■ EXTRACTED ENTRIES ■
○ ○ ○ ○ ○

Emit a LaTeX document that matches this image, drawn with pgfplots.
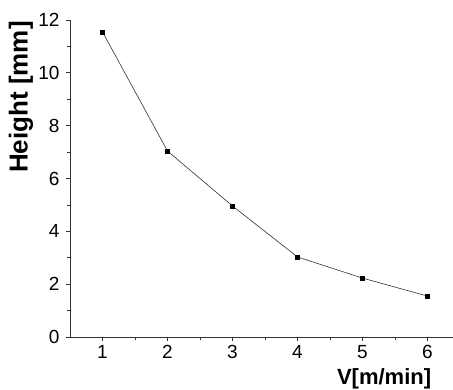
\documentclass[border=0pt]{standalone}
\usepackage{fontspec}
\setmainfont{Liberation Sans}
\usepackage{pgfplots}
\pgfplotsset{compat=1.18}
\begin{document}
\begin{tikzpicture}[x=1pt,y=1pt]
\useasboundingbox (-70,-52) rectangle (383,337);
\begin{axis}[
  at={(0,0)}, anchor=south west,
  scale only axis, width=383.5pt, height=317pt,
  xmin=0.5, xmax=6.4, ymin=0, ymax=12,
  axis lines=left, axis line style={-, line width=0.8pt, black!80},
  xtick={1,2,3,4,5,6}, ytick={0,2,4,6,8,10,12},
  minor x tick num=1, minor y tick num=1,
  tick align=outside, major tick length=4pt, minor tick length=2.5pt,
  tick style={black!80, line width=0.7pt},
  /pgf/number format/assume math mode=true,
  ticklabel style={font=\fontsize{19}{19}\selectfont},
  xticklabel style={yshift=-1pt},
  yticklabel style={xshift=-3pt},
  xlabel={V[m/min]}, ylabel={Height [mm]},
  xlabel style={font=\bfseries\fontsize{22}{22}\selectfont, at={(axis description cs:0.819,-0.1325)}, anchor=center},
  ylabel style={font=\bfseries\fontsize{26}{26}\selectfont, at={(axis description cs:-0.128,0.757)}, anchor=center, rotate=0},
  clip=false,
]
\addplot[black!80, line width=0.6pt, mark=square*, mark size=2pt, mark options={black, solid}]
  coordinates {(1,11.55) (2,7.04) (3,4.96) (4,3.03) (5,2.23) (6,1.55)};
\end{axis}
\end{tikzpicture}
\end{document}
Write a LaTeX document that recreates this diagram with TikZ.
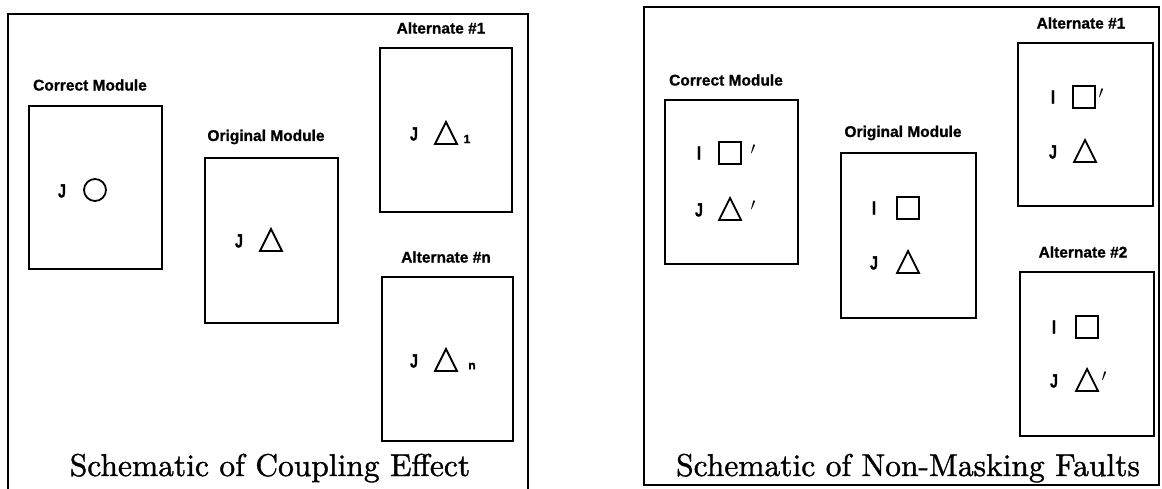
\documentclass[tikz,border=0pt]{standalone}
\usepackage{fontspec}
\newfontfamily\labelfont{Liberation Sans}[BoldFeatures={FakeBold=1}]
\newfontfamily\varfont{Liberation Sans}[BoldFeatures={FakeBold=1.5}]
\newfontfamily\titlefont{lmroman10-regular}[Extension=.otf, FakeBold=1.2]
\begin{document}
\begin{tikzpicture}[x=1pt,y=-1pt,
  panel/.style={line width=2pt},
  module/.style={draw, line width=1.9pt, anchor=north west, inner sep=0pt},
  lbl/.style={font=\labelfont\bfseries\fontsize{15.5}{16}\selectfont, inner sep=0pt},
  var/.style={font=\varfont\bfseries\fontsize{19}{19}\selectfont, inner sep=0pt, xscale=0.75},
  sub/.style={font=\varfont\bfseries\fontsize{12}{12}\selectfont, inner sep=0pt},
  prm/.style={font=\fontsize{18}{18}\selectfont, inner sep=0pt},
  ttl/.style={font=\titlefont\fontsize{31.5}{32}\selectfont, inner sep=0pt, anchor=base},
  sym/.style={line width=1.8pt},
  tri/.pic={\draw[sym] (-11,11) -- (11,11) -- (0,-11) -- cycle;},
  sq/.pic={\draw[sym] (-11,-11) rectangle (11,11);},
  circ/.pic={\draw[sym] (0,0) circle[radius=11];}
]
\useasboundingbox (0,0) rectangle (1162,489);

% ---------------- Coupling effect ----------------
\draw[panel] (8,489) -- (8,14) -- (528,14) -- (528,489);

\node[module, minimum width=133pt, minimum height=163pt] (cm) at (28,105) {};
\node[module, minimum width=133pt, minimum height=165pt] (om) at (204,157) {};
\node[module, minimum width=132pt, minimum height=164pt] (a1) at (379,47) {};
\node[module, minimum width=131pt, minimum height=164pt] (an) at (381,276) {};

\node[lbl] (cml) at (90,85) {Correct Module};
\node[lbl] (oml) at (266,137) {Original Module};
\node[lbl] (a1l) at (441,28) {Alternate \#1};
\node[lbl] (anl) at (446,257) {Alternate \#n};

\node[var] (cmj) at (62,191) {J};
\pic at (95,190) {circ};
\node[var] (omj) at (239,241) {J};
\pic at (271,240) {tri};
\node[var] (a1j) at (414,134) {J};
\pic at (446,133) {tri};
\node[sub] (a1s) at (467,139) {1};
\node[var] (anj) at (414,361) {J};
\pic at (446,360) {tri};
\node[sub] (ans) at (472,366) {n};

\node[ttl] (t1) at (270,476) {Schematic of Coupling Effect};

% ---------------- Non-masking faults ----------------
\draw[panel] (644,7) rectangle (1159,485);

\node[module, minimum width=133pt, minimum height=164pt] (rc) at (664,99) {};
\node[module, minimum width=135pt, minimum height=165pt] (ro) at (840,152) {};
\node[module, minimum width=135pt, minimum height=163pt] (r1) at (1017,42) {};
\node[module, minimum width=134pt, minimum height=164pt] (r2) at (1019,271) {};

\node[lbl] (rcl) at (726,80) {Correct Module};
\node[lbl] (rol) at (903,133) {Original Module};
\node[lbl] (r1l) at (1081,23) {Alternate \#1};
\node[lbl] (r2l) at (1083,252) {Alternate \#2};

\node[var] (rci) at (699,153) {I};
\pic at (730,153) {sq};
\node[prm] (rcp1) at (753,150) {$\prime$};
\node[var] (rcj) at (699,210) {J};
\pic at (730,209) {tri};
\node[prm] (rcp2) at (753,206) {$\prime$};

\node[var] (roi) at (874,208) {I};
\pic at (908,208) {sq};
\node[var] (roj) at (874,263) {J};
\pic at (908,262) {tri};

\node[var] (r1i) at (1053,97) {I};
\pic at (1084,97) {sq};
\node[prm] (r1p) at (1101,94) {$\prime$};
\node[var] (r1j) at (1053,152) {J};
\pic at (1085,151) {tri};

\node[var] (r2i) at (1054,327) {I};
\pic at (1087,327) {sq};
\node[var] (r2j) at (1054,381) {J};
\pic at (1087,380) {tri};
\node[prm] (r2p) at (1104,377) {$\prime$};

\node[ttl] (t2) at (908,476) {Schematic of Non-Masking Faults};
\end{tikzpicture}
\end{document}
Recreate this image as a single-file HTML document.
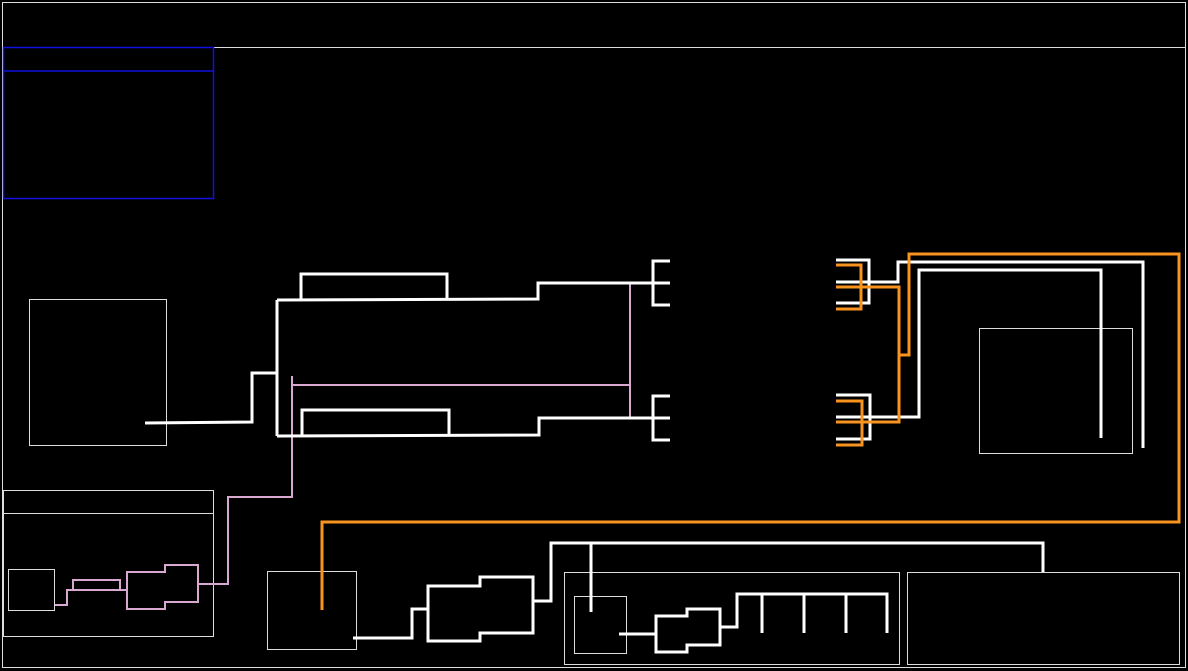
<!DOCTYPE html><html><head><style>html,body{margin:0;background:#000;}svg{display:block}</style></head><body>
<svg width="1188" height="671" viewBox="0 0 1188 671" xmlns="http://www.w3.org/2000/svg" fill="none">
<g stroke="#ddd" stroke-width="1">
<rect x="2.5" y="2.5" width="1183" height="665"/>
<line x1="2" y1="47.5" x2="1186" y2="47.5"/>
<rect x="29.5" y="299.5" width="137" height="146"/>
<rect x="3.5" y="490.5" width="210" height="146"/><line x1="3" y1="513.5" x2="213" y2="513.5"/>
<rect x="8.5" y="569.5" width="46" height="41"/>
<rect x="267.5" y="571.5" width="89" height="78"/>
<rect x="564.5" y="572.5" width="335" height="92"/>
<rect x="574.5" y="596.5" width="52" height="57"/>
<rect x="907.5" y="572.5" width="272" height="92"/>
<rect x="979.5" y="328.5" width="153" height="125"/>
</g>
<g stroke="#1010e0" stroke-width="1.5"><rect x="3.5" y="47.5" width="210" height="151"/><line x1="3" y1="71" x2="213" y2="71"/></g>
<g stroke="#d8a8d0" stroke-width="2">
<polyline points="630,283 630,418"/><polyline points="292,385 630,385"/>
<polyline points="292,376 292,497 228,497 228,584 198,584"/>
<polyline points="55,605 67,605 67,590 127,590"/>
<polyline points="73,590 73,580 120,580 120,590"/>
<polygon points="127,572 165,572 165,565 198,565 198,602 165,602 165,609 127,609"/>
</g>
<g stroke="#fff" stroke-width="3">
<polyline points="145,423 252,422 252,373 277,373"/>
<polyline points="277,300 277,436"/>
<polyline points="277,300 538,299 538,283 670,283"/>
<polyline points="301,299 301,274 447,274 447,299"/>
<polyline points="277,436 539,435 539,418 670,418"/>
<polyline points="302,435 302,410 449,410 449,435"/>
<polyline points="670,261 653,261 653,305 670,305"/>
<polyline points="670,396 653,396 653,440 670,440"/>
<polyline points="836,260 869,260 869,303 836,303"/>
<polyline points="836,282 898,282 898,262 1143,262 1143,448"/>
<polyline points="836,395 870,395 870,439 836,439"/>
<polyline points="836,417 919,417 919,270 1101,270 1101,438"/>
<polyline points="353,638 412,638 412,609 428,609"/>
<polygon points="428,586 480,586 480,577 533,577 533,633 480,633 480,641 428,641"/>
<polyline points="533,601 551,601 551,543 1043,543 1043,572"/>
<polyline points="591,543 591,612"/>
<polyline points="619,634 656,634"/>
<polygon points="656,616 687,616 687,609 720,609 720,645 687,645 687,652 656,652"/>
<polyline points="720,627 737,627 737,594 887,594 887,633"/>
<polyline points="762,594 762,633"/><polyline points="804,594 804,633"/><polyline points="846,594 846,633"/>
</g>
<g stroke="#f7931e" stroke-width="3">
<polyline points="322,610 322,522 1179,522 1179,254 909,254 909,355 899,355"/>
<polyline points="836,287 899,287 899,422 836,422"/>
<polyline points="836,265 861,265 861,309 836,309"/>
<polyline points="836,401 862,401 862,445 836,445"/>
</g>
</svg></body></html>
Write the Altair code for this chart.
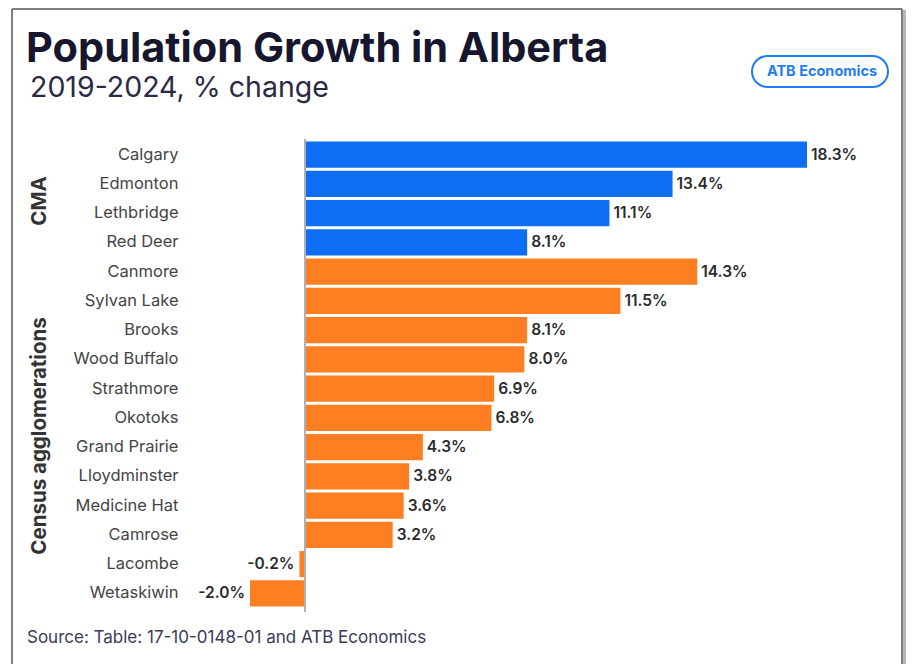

○ ○ ○ ○ ○

Copy out every line of the material above that mentions the word "image".

■ TASK ANSWER ■
Emit a LaTeX document that matches this image, drawn with pgfplots.
Recreate this image as a single-file HTML document.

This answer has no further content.